Les érobots pourrait être utilisé pour les personnes qui ont du mal à trouver un partenaire, qui préfèrent les agents artificiels ou qui veulent simplement avoir du plaisir. Les érobots pourraient également être utilisés en contextes médicaux ou thérapeutiques afin de traiter les peurs et les anxiétés liées à l'intimité ou même afin d’aider les victimes de traumatismes à retrouver l’autonomie sur leur corps et leur sexualité.

Les érobots pourraient être utilisés à des fins d'exploration dans le but d'aider les gens à découvrir leurs préférences érotiques. Ils pourraient également être développés de manière à fournir une éducation sexuelle interactive, innovante et validée pas des experts, cela afin d’enseigner le respect, le consentement, la diversité et la mutualité.

Finalement, les érobots pourraient être utilisés comme des outils de recherche standardisés afin d’aider les chercheurs à surmonter certains défis éthiques et méthodologiques liés aux programmes de recherche sensibles (p.ex., en sexualité humaine). Ils pourraient servir à la fois de stimuli et d’outils d’analyse dans les protocoles expérimentaux et réduire les risques associés aux interactions érotiques entre humains.

Erobotics intègre une approche de sexualité positive, explorant des questions qui incluent d'autres approches éthiques et réglementaires des interactions humain-technologie.
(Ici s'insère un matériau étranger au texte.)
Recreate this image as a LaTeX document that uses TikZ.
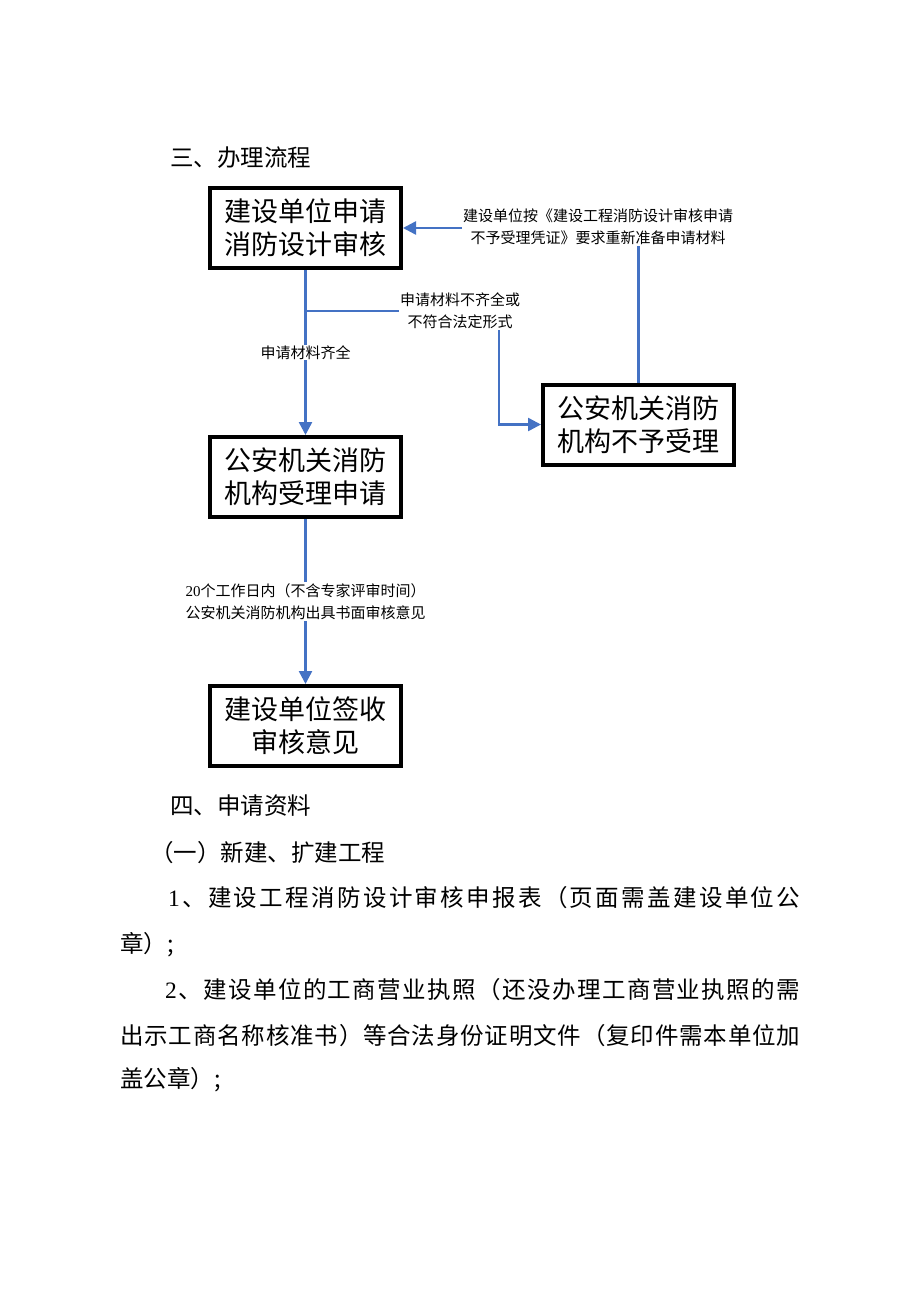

Shutterstock

Un futur collaboratif et transdisciplinaire

Ultimement, afin de maximiser le potentiel des érobots, nous devons établir des collaborations transdisciplinaires pour faire face aux réalités complexes soulevées par l’érobotique. Cela signifie qu'il faut mettre en commun les contributions de l’ensemble des disciplines - de l'ingénierie aux sciences sociales et humaines - ainsi que former des ponts entre le monde académique et le secteur privé.

La collaboration est la clé pour développer une érobotique qui contribuera à notre bien-être individuel et collectif.